The Land Girls of the television series all come from varying backgrounds and end up working on the estate of the Lord and Lady Hoxley. All parties must adjust to not only the war itself but the new social dynamic in which they find themselves.
The series aired from 2009 -2011 on BBC One in the daytime lineup, winning several awards.
Bomb Girls
This Canadian series tells the story of women working in the munitions plants of Canada during WWII. From women who really needed the money to girls working as their contribution to the war effort, the series shows how these women were affected by the war, what it was really like to work under dangerous conditions, and how the country at large dealt with cultural change.

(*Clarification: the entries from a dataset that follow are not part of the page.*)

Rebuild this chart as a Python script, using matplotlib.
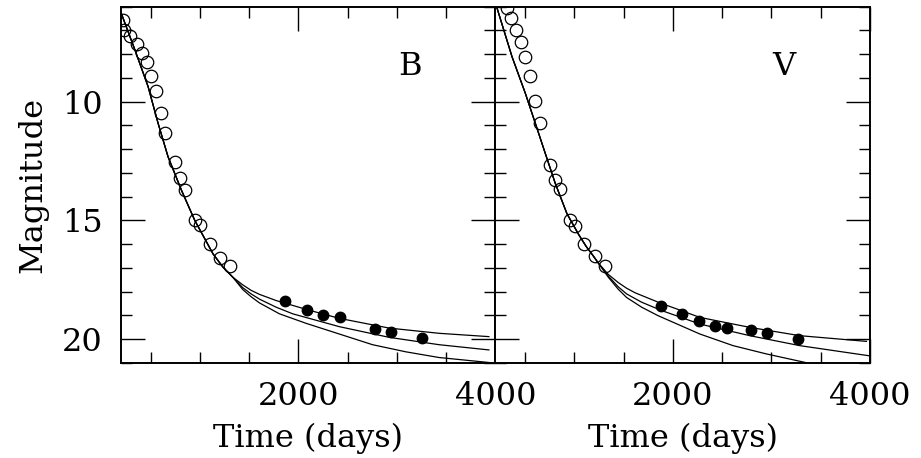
#!/usr/bin/env python3
"""B and V light curves: early photometry (open), late photometry (filled)
and three model decline curves per band."""
import matplotlib
matplotlib.use("Agg")
import matplotlib.pyplot as plt  # noqa: E402
from matplotlib.ticker import MultipleLocator  # noqa: E402

# ---- B band -------------------------------------------------------------
B_EARLY_T = [222, 232, 290, 358, 408, 459, 502, 550, 603, 644, 745, 796,
             846, 948, 998, 1099, 1200, 1302]
B_EARLY_M = [6.56, 6.97, 7.22, 7.57, 7.95, 8.33, 8.91, 9.54, 10.46, 11.31,
             12.56, 13.21, 13.73, 15.0, 15.21, 16.01, 16.59, 16.93]
B_LATE_T = [1868, 2088, 2253, 2418, 2779, 2941, 3258]
B_LATE_M = [18.41, 18.79, 18.99, 19.09, 19.59, 19.72, 19.96]

# model curves: common early branch, then three separate tails
B_SHARED_T = [199, 340, 475, 576, 677, 813, 948, 1133, 1234, 1335]
B_SHARED_M = [6.24, 7.81, 9.37, 10.91, 12.32, 13.73, 15.0, 16.41, 16.97,
              17.40]
B_TOP_T = [1436, 1520, 1605, 1774, 2111, 2415, 2921, 3427, 3933]
B_TOP_M = [17.72, 17.95, 18.12, 18.38, 18.79, 19.13, 19.54, 19.76, 19.90]
B_MID_T = [1436, 1520, 1605, 1774, 1943, 2415, 2921, 3427, 3933]
B_MID_M = [17.84, 18.10, 18.32, 18.66, 18.94, 19.48, 19.93, 20.24, 20.46]
B_LOW_T = [1436, 1520, 1605, 1808, 2078, 2415, 2752, 3090, 3427, 3933]
B_LOW_M = [17.92, 18.22, 18.48, 18.94, 19.34, 19.79, 20.24, 20.54, 20.78,
           20.99]

# ---- V band -------------------------------------------------------------
V_EARLY_T = [317, 360, 408, 462, 502, 553, 598, 654, 756, 807, 857, 953,
             1009, 1095, 1206, 1307]
V_EARLY_M = [6.05, 6.47, 7.0, 7.49, 8.10, 8.90, 9.97, 10.91, 12.65, 13.31,
             13.66, 15.0, 15.24, 16.01, 16.52, 16.93]
V_LATE_T = [1875, 2094, 2261, 2426, 2551, 2788, 2950, 3271]
V_LATE_M = [18.62, 18.96, 19.23, 19.44, 19.54, 19.62, 19.76, 20.0]

V_SHARED_T = [215, 367, 502, 604, 705, 807, 925, 1044, 1120, 1192, 1243]
V_SHARED_M = [6.05, 8.10, 9.64, 10.91, 12.18, 13.45, 14.72, 15.60, 16.10,
              16.50, 16.80]
V_TOP_T = [1345, 1445, 1530, 1615, 1851, 2274, 2781, 3288, 3964]
V_TOP_M = [17.28, 17.62, 17.86, 18.05, 18.45, 19.09, 19.51, 19.86, 20.10]
V_MID_T = [1345, 1445, 1530, 1683, 1885, 2274, 2781, 3288, 3997]
V_MID_M = [17.35, 17.80, 18.10, 18.45, 18.80, 19.37, 19.86, 20.28, 20.71]
V_LOW_T = [1345, 1445, 1530, 1683, 1851, 2274, 2611, 2950, 3389]
V_LOW_M = [17.40, 17.90, 18.25, 18.66, 19.02, 19.79, 20.28, 20.63, 21.03]

FONT = "DejaVu Serif"
FS = 23

plt.rcParams.update({
    "font.family": FONT,
    "font.size": FS,
})


def _panel(ax, early, late, shared, curves, band):
    for ct, cm in curves:
        ax.plot(shared[0] + ct, shared[1] + cm, color="black", lw=0.9,
                zorder=2)
    ax.plot(early[0], early[1], "o", mfc="none", mec="black", mew=0.9,
            ms=9, zorder=3)
    ax.plot(late[0], late[1], "o", mfc="black", mec="black", ms=7.5,
            zorder=3)
    ax.text(3130, 8.5, band, ha="center", va="center", fontsize=FS)

    ax.set_xlim(200, 4000)
    ax.set_ylim(21, 6)
    ax.xaxis.set_major_locator(MultipleLocator(2000))
    ax.xaxis.set_minor_locator(MultipleLocator(500))
    ax.yaxis.set_major_locator(MultipleLocator(5))
    ax.yaxis.set_minor_locator(MultipleLocator(1))
    ax.tick_params(which="both", direction="in", top=True, right=True,
                   width=1.0, labelsize=FS, pad=13)
    ax.tick_params(which="major", length=17)
    ax.tick_params(which="minor", length=8)
    for sp in ax.spines.values():
        sp.set_linewidth(1.4)
    ax.set_xlabel("Time (days)", fontsize=FS, labelpad=8)


fig, (ax_b, ax_v) = plt.subplots(1, 2, figsize=(9.21, 4.58), dpi=100,
                                 sharey=True)
fig.subplots_adjust(left=0.1314, right=0.9446, top=0.9854, bottom=0.208,
                    wspace=0)

_panel(ax_b, (B_EARLY_T, B_EARLY_M), (B_LATE_T, B_LATE_M),
       (B_SHARED_T, B_SHARED_M),
       [(B_TOP_T, B_TOP_M), (B_MID_T, B_MID_M), (B_LOW_T, B_LOW_M)], "B")
_panel(ax_v, (V_EARLY_T, V_EARLY_M), (V_LATE_T, V_LATE_M),
       (V_SHARED_T, V_SHARED_M),
       [(V_TOP_T, V_TOP_M), (V_MID_T, V_MID_M), (V_LOW_T, V_LOW_M)], "V")

ax_b.set_ylabel("Magnitude", fontsize=FS, labelpad=10)
ax_v.tick_params(labelleft=False)

fig.savefig("out.png", dpi=100)
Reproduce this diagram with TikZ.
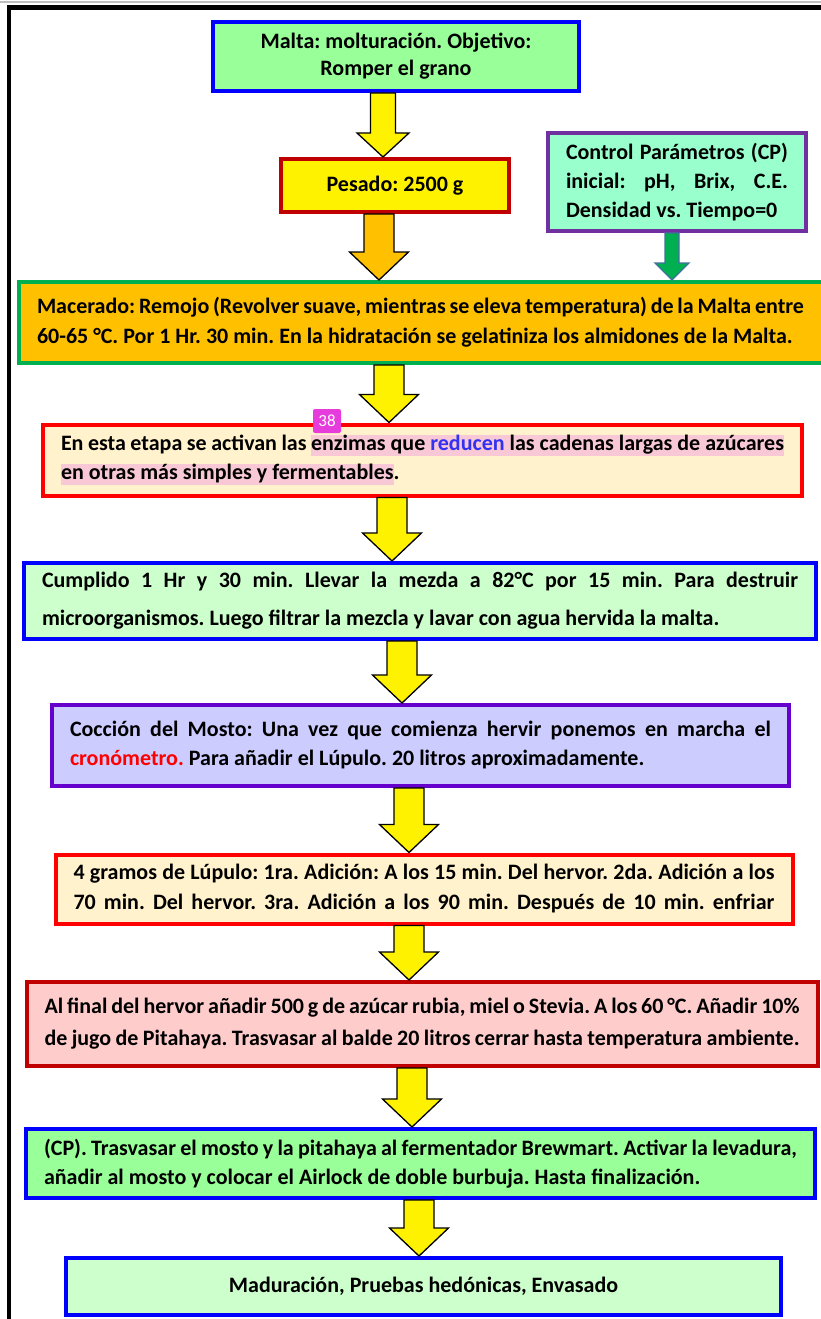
\documentclass[tikz,border=0pt]{standalone}
\usepackage{fontspec}
\setmainfont{Carlito}
\usetikzlibrary{calc}
\definecolor{azul}{RGB}{0,0,255}
\definecolor{azultexto}{RGB}{50,50,240}
\definecolor{rojo}{RGB}{255,0,0}
\definecolor{rojooscuro}{RGB}{192,0,0}
\definecolor{morado}{RGB}{112,48,160}
\definecolor{violeta}{RGB}{102,0,204}
\definecolor{verde}{RGB}{0,176,80}
\definecolor{naranja}{RGB}{255,192,0}
\definecolor{verdeclaro}{RGB}{153,255,153}
\definecolor{verdepalido}{RGB}{204,255,204}
\definecolor{aguamarina}{RGB}{153,255,204}
\definecolor{crema}{RGB}{255,242,204}
\definecolor{lila}{RGB}{204,204,255}
\definecolor{rosa}{RGB}{255,204,204}
\definecolor{resaltado}{RGB}{248,200,214}
\definecolor{fucsia}{RGB}{230,60,220}
\definecolor{contorno}{RGB}{65,113,156}
\hyphenpenalty=10000
\exhyphenpenalty=10000
\frenchspacing
\newcommand{\resaltar}[1]{{\setlength{\fboxsep}{0pt}\colorbox{resaltado}{\rule[-6pt]{0pt}{21pt}#1}}}
\newcommand{\linea}[2]{\makebox[#1][s]{\spaceskip=0pt\xspaceskip=0pt #2}}

\begin{document}
\begin{tikzpicture}[x=1pt,y=-1pt,
  caja/.style={draw, line width=4pt, inner xsep=18pt, inner ysep=0pt, align=justify,
    font=\fontsize{22}{29}\selectfont\bfseries},
  flecha/.style n args={4}{draw=black, line width=1.3pt, fill=#1, line join=miter,
    to path={let \p1=(\tikztostart), \p2=(\tikztotarget) in
      (\x1-#2,\y1) -- (\x2-#2,\y2+#4) -- (\x2-#3,\y2+#4) -- (\x2,\y2)
      -- (\x2+#3,\y2+#4) -- (\x2+#2,\y2+#4) -- (\x1+#2,\y1) -- cycle}},
  flechaamarilla/.style={flecha={yellow}{15pt}{29.5pt}{28pt}}]

\useasboundingbox (0,0) rectangle (820,1319);

% marco
\draw[gray!50, line width=2pt] (0,2) -- (830,2);
\draw[line width=4.5pt] (9,1330) -- (9,7.5) -- (830,7.5);

% cajas del proceso
\node[caja, fill=verdeclaro, draw=azul, text width=330pt, minimum height=69pt, align=flush center,
  font=\fontsize{22}{27}\selectfont\bfseries] (malta) at (396,56.5)
  {Malta: molturación. Objetivo:\\ Romper el grano};
\node[caja, fill=yellow, draw=rojooscuro, text width=192pt, minimum height=53pt, align=flush center] (pesado) at (395,185.5)
  {Pesado: 2500 g};
\node[caja, fill=aguamarina, draw=morado, text width=222pt, minimum height=98pt] (cp) at (677,182)
  {\linea{222pt}{Control Parámetros (CP)}\\ \linea{222pt}{inicial: pH, Brix, C.E.}\\ Densidad vs. Tiempo=0};
\node[caja, fill=naranja, draw=verde, text width=769pt, minimum height=81pt,
  font=\fontsize{22}{30}\selectfont\bfseries] (macerado) at (421.5,322.5)
  {\linea{767pt}{Macerado: Remojo (Revolver suave, mientras se eleva temperatura) de la Malta entre}\\
   60-65 °C. Por 1 Hr. 30 min. En la hidratación se gelatiniza los almidones de la Malta.};
\node[caja, fill=crema, draw=rojo, text width=723pt, minimum height=71pt] (etapa) at (422.5,460)
  {En esta etapa se activan las \resaltar{enzimas que \textcolor{azultexto}{reducen} las cadenas largas de azúcares}\\
   \resaltar{en otras más simples y fermentables}.};
\node[caja, fill=verdepalido, draw=azul, text width=756pt, minimum height=76pt,
  font=\fontsize{22}{38}\selectfont\bfseries] (cumplido) at (420,601)
  {\linea{756pt}{Cumplido 1 Hr y 30 min. Llevar la mezda a 82°C por 15 min. Para destruir}\\
   microorganismos. Luego filtrar la mezcla y lavar con agua hervida la malta.};
\node[caja, fill=lila, draw=violeta, text width=701pt, minimum height=81pt] (coccion) at (420.5,745.5)
  {\linea{701pt}{Cocción del Mosto: Una vez que comienza hervir ponemos en marcha el}\\
   \textcolor{rojo}{cronómetro.} Para añadir el Lúpulo. 20 litros aproximadamente.};
\node[caja, fill=crema, draw=rojo, text width=701pt, minimum height=69pt,
  font=\fontsize{22}{30}\selectfont\bfseries] (lupulo) at (424,889)
  {\linea{701pt}{4 gramos de Lúpulo: 1ra. Adición: A los 15 min. Del hervor. 2da. Adición a los}\\
   \linea{701pt}{70 min. Del hervor. 3ra. Adición a los 90 min. Después de 10 min. enfriar}};
\node[caja, fill=rosa, draw=rojooscuro, text width=755pt, minimum height=84pt,
  font=\fontsize{22}{32}\selectfont\bfseries] (azucar) at (422,1024)
  {\linea{755pt}{Al final del hervor añadir 500 g de azúcar rubia, miel o Stevia. A los 60 °C. Añadir 10\%}\\
   \linea{755pt}{de jugo de Pitahaya. Trasvasar al balde 20 litros cerrar hasta temperatura ambiente.}};
\node[caja, fill=verdeclaro, draw=azul, text width=753pt, minimum height=69pt] (fermento) at (420.5,1163.5)
  {\linea{753pt}{(CP). Trasvasar el mosto y la pitahaya al fermentador Brewmart. Activar la levadura,}\\
   añadir al mosto y colocar el Airlock de doble burbuja. Hasta finalización.};
\node[caja, fill=verdepalido, draw=azul, text width=679pt, minimum height=57pt, align=flush center] (envasado) at (423.5,1286.5)
  {Maduración, Pruebas hedónicas, Envasado};

% marca 38
\node[fill=fucsia, rounded corners=2pt, text=white, minimum width=28pt, minimum height=24pt, inner sep=0pt,
  font=\fontsize{17}{17}\selectfont] (n38) at (327,421) {38};

% flechas
\draw[flecha={yellow}{12.5pt}{26pt}{24pt}] (383,0 |- malta.south) to (383,0 |- pesado.north);
\draw[flecha={naranja}{15pt}{29.5pt}{28pt}] (379,0 |- pesado.south) to (379,0 |- macerado.north);
\draw[flecha={verde}{7pt}{17pt}{17pt}, draw=contorno] (672,0 |- cp.south) to (672,0 |- macerado.north);
\draw[flechaamarilla] (389,0 |- macerado.south) to (389,0 |- etapa.north);
\draw[flechaamarilla] (392,0 |- etapa.south) to (392,0 |- cumplido.north);
\draw[flechaamarilla] (402,0 |- cumplido.south) to (402,0 |- coccion.north);
\draw[flechaamarilla] (409,0 |- coccion.south) to (409,0 |- lupulo.north);
\draw[flechaamarilla] (409,0 |- lupulo.south) to (409,0 |- azucar.north);
\draw[flechaamarilla] (412,0 |- azucar.south) to (412,0 |- fermento.north);
\draw[flechaamarilla] (419,0 |- fermento.south) to (419,0 |- envasado.north);

\end{tikzpicture}
\end{document}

Beginning in 2012, the show ran for two seasons ending in 2013. The fans of the show as it aired and those gained through Netflix and other means are still petitioning for its renewal, touting its awards and acclaim as reasons to bring it back.
Foyle’s War
Running for a good long while in Britain, from 2002-2015, Foyle’s War is still not well known in the U.S. It centers on the investigations of a British detective trying to control the chaos of WWII era Brits that are committing crimes amidst the confusion.
Due to its long run, the series could not stretch out a historical war and so in later episodes, Foyle works with Mi5.
Turn: Washington’s Spies
Military buffs and lovers of quality television should tune in now to ensure that ratings bolster the future of this Revolutionary period drama.
This show, based on the book by Alexander Rose, is about friends living in New York state that form the Culper Ring, a group of spies that assist General Washington.
Though the series takes liberties with historical fact at times, it had support as entertainment and was given an award by the Daughters of the American Revolution.